SAN FRANCISCO, June 25 (Xinhua) -- Research results from University of Washington (UW) indicates that key cellular communication machinery is more regionally constrained inside the cell than was previously thought.
The findings, reported in the journal Science, overturn long-held views on a basic messaging system within living cells.
Led by John Scott, professor and chair of pharmacology at the UW School of Medicine and his colleague Donelson Smith, the researchers explain that within a cell, the precise positioning of such messaging components allows hormones, the body's chief chemical communicators, to transmit information to exact places inside the cell. And accurate and very local activation of the enzyme under their study helps assure a correct response occurs in the right place and at the right time.
"The inside of a cell is like a crowded city," according to Scott, "It is a place of construction and tearing down, goods being transported and trash being recycled, countless messages, (such as the ones we have discovered), assembly lines flowing, and packages moving. Strategically switching on signaling enzyme islands allows these biochemical activities to keep the cell alive and is important to protect against the onset of chronic diseases such as diabetes, heart disease and certain cancers."
Advances in electron microscopy and native mass spectrometry enabled the researchers to determine that a critical component of the signaling system, anchored protein kinase A, remains intact during activation. Parts of the molecule are flexible, allowing it to both contract and stretch, with floppy arms that can reach out to find appropriate targets. Still, where the molecule performs its act, space is tight. And the distance is about the width of two proteins inside the cell.
"We realize that in designing drugs to reach such targets that they will have to work within very narrow confines," Scott was quoted as saying in a news release.
One of his research group's goals is figuring out how to deliver precision drugs for cancer and other serious diseases to the right address within this teeming cytoplasmic metropolis.

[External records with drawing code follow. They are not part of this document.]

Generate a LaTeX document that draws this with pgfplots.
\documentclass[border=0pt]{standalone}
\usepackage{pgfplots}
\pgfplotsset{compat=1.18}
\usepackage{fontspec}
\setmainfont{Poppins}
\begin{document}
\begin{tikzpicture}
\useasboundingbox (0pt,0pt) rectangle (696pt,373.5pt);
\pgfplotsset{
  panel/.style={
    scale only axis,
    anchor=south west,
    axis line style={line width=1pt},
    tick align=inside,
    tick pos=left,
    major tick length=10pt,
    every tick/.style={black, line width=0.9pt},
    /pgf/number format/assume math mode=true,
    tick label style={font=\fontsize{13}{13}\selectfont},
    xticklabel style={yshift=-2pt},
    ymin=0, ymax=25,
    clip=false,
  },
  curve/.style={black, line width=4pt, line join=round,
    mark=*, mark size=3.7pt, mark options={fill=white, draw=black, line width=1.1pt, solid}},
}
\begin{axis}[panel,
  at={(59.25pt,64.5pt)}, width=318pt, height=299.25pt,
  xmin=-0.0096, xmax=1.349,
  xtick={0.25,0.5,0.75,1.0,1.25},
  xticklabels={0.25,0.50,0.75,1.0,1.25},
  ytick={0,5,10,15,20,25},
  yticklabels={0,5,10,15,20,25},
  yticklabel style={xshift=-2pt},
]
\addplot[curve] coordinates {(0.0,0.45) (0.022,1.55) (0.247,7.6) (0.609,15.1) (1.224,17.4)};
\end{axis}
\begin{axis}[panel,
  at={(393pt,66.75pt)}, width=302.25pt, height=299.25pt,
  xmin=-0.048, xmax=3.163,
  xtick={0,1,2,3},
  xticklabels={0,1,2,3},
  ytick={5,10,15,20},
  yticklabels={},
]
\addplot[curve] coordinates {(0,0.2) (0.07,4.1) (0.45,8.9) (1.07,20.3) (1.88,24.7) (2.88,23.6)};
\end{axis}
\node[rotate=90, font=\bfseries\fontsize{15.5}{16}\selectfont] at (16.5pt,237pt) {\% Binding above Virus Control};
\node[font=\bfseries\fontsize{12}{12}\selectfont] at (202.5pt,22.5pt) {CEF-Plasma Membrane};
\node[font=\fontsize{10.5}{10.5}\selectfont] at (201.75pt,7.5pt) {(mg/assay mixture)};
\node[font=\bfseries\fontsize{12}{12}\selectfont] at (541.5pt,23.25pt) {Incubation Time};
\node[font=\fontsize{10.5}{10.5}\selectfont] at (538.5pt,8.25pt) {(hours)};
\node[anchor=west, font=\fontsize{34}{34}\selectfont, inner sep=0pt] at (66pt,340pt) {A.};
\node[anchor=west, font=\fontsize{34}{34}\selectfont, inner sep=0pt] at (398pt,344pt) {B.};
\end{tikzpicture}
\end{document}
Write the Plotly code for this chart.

"Insulating the signal so that the drug effect can't happen elsewhere in the cell is an equally important aspect of drug development because it could greatly reduce side effects," Scott said.
The group is collaborating with cancer researchers to better understand the molecular causes and possible future treatments for a certain liver malignancy. This particular liver cancer arises from a mutation that produces an abnormal form of the enzyme that is the topic of this current work, protein kinase A, and alters the enzyme's role in cell signaling.